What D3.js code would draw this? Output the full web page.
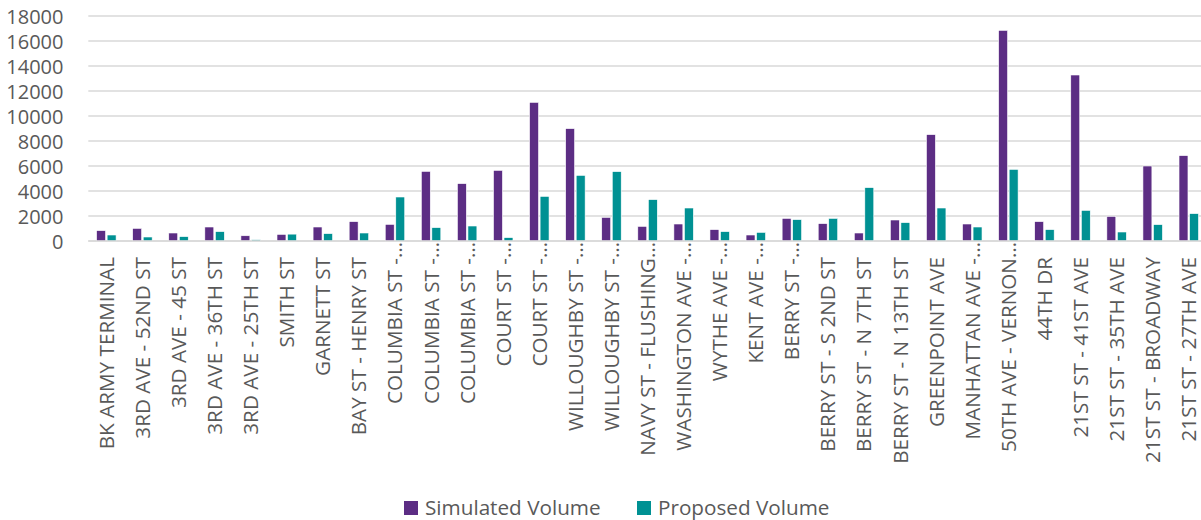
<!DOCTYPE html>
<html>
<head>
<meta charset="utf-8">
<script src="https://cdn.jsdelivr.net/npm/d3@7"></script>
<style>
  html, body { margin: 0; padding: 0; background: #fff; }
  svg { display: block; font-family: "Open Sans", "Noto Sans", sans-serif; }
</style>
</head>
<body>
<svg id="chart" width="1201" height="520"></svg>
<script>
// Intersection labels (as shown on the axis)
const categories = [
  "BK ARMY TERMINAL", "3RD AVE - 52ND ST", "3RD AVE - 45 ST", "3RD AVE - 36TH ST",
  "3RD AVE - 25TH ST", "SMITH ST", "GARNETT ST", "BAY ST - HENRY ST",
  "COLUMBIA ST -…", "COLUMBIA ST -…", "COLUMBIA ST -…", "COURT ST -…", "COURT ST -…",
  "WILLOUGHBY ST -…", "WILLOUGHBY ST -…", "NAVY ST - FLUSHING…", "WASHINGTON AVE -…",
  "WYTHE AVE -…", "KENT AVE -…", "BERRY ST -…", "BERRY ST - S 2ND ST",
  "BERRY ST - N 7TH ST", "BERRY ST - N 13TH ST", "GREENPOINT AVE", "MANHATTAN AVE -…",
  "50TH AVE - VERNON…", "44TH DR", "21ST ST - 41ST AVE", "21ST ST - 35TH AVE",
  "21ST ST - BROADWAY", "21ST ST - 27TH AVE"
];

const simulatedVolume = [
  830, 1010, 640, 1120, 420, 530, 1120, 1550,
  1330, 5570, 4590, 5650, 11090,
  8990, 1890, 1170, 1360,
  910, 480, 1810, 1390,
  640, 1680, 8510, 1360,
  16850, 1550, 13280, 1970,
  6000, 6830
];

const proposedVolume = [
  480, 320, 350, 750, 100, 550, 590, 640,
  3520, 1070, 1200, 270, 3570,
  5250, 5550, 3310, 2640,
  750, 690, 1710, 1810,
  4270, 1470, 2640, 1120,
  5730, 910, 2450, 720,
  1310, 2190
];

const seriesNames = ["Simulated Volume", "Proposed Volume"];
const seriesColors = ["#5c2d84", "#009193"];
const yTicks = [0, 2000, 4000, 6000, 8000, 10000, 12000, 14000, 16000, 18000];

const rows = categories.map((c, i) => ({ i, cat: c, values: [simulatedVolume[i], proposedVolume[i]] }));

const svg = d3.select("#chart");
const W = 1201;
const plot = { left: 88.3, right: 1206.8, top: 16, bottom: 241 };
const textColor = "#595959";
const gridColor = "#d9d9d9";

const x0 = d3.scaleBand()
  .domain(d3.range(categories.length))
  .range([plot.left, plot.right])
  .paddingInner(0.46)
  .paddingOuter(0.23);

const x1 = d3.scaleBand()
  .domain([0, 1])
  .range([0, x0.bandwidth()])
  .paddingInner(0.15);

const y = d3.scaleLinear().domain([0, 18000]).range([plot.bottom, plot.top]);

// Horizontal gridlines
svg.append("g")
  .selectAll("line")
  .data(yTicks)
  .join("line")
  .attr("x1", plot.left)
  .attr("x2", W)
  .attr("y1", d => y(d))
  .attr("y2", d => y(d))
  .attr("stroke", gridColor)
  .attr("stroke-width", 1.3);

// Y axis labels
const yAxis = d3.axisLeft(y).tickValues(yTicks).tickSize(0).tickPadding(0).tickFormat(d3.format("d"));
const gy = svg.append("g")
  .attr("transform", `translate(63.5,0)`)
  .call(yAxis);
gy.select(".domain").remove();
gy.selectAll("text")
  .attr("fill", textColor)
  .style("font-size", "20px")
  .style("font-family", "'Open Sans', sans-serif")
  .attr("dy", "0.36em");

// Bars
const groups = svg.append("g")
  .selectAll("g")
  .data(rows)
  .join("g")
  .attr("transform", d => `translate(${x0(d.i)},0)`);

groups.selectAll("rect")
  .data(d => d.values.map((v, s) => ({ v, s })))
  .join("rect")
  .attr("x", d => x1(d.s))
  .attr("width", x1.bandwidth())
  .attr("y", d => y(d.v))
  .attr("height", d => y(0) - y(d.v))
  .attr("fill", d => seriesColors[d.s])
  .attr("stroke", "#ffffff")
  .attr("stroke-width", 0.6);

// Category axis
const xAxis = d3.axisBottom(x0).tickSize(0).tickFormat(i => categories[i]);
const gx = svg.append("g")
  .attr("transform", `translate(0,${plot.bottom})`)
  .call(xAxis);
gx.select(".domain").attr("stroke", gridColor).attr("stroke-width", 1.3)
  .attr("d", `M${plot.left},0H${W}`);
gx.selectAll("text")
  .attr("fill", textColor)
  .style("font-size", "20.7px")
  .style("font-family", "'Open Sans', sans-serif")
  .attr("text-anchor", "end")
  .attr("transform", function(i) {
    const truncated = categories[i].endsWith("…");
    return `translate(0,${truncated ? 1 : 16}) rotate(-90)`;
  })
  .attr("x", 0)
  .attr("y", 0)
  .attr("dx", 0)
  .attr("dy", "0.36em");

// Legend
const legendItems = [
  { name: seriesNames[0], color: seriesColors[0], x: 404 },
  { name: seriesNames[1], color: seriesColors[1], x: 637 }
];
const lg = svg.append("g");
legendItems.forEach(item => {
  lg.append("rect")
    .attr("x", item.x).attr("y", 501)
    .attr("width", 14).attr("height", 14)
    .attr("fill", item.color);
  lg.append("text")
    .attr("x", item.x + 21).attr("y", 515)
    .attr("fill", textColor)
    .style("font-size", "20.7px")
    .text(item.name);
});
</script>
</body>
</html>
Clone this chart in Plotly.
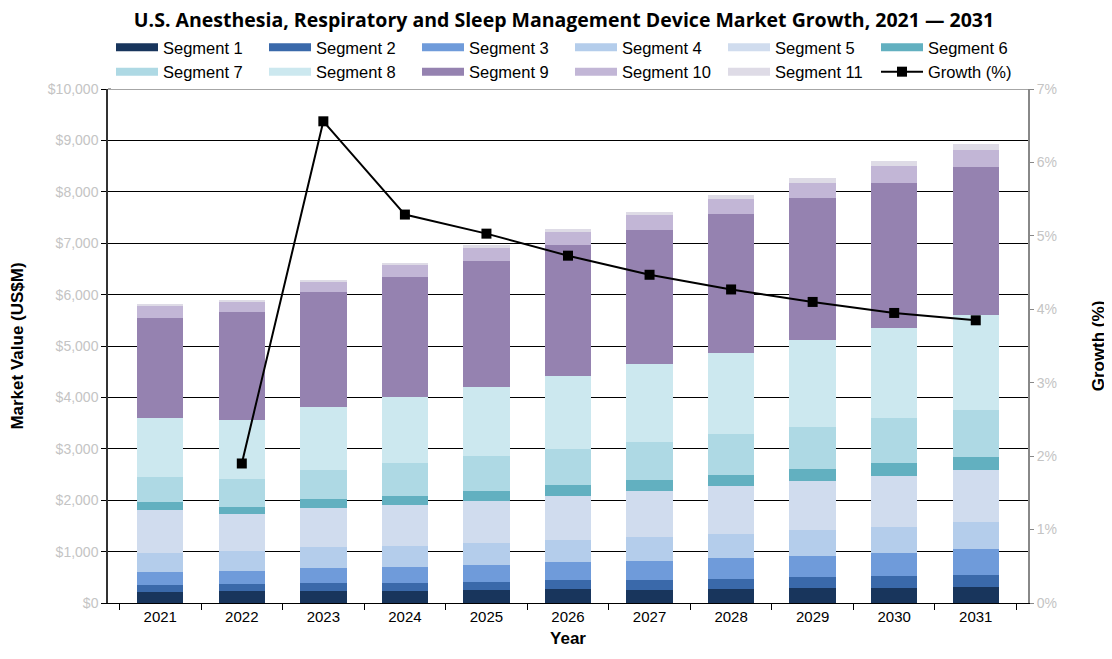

----

■ STATED PROBLEM ■
Output an exact copy of the material, with the pictures removed.

■ REPLY TO THE TASK ■
What D3.js code would draw this? Output the full web page.
<!DOCTYPE html>
<html>
<head>
<meta charset="utf-8">
<script src="https://cdn.jsdelivr.net/npm/d3@7"></script>
<style>
  html, body { margin: 0; padding: 0; background: #fff; }
  svg { display: block; font-family: "Open Sans", "Noto Sans", sans-serif; }
</style>
</head>
<body>
<svg id="chart" width="1201" height="520"></svg>
<script>
// Intersection labels (as shown on the axis)
const categories = [
  "BK ARMY TERMINAL", "3RD AVE - 52ND ST", "3RD AVE - 45 ST", "3RD AVE - 36TH ST",
  "3RD AVE - 25TH ST", "SMITH ST", "GARNETT ST", "BAY ST - HENRY ST",
  "COLUMBIA ST -…", "COLUMBIA ST -…", "COLUMBIA ST -…", "COURT ST -…", "COURT ST -…",
  "WILLOUGHBY ST -…", "WILLOUGHBY ST -…", "NAVY ST - FLUSHING…", "WASHINGTON AVE -…",
  "WYTHE AVE -…", "KENT AVE -…", "BERRY ST -…", "BERRY ST - S 2ND ST",
  "BERRY ST - N 7TH ST", "BERRY ST - N 13TH ST", "GREENPOINT AVE", "MANHATTAN AVE -…",
  "50TH AVE - VERNON…", "44TH DR", "21ST ST - 41ST AVE", "21ST ST - 35TH AVE",
  "21ST ST - BROADWAY", "21ST ST - 27TH AVE"
];

const simulatedVolume = [
  830, 1010, 640, 1120, 420, 530, 1120, 1550,
  1330, 5570, 4590, 5650, 11090,
  8990, 1890, 1170, 1360,
  910, 480, 1810, 1390,
  640, 1680, 8510, 1360,
  16850, 1550, 13280, 1970,
  6000, 6830
];

const proposedVolume = [
  480, 320, 350, 750, 100, 550, 590, 640,
  3520, 1070, 1200, 270, 3570,
  5250, 5550, 3310, 2640,
  750, 690, 1710, 1810,
  4270, 1470, 2640, 1120,
  5730, 910, 2450, 720,
  1310, 2190
];

const seriesNames = ["Simulated Volume", "Proposed Volume"];
const seriesColors = ["#5c2d84", "#009193"];
const yTicks = [0, 2000, 4000, 6000, 8000, 10000, 12000, 14000, 16000, 18000];

const rows = categories.map((c, i) => ({ i, cat: c, values: [simulatedVolume[i], proposedVolume[i]] }));

const svg = d3.select("#chart");
const W = 1201;
const plot = { left: 88.3, right: 1206.8, top: 16, bottom: 241 };
const textColor = "#595959";
const gridColor = "#d9d9d9";

const x0 = d3.scaleBand()
  .domain(d3.range(categories.length))
  .range([plot.left, plot.right])
  .paddingInner(0.46)
  .paddingOuter(0.23);

const x1 = d3.scaleBand()
  .domain([0, 1])
  .range([0, x0.bandwidth()])
  .paddingInner(0.15);

const y = d3.scaleLinear().domain([0, 18000]).range([plot.bottom, plot.top]);

// Horizontal gridlines
svg.append("g")
  .selectAll("line")
  .data(yTicks)
  .join("line")
  .attr("x1", plot.left)
  .attr("x2", W)
  .attr("y1", d => y(d))
  .attr("y2", d => y(d))
  .attr("stroke", gridColor)
  .attr("stroke-width", 1.3);

// Y axis labels
const yAxis = d3.axisLeft(y).tickValues(yTicks).tickSize(0).tickPadding(0).tickFormat(d3.format("d"));
const gy = svg.append("g")
  .attr("transform", `translate(63.5,0)`)
  .call(yAxis);
gy.select(".domain").remove();
gy.selectAll("text")
  .attr("fill", textColor)
  .style("font-size", "20px")
  .style("font-family", "'Open Sans', sans-serif")
  .attr("dy", "0.36em");

// Bars
const groups = svg.append("g")
  .selectAll("g")
  .data(rows)
  .join("g")
  .attr("transform", d => `translate(${x0(d.i)},0)`);

groups.selectAll("rect")
  .data(d => d.values.map((v, s) => ({ v, s })))
  .join("rect")
  .attr("x", d => x1(d.s))
  .attr("width", x1.bandwidth())
  .attr("y", d => y(d.v))
  .attr("height", d => y(0) - y(d.v))
  .attr("fill", d => seriesColors[d.s])
  .attr("stroke", "#ffffff")
  .attr("stroke-width", 0.6);

// Category axis
const xAxis = d3.axisBottom(x0).tickSize(0).tickFormat(i => categories[i]);
const gx = svg.append("g")
  .attr("transform", `translate(0,${plot.bottom})`)
  .call(xAxis);
gx.select(".domain").attr("stroke", gridColor).attr("stroke-width", 1.3)
  .attr("d", `M${plot.left},0H${W}`);
gx.selectAll("text")
  .attr("fill", textColor)
  .style("font-size", "20.7px")
  .style("font-family", "'Open Sans', sans-serif")
  .attr("text-anchor", "end")
  .attr("transform", function(i) {
    const truncated = categories[i].endsWith("…");
    return `translate(0,${truncated ? 1 : 16}) rotate(-90)`;
  })
  .attr("x", 0)
  .attr("y", 0)
  .attr("dx", 0)
  .attr("dy", "0.36em");

// Legend
const legendItems = [
  { name: seriesNames[0], color: seriesColors[0], x: 404 },
  { name: seriesNames[1], color: seriesColors[1], x: 637 }
];
const lg = svg.append("g");
legendItems.forEach(item => {
  lg.append("rect")
    .attr("x", item.x).attr("y", 501)
    .attr("width", 14).attr("height", 14)
    .attr("fill", item.color);
  lg.append("text")
    .attr("x", item.x + 21).attr("y", 515)
    .attr("fill", textColor)
    .style("font-size", "20.7px")
    .text(item.name);
});
</script>
</body>
</html>
Clone this chart in Plotly.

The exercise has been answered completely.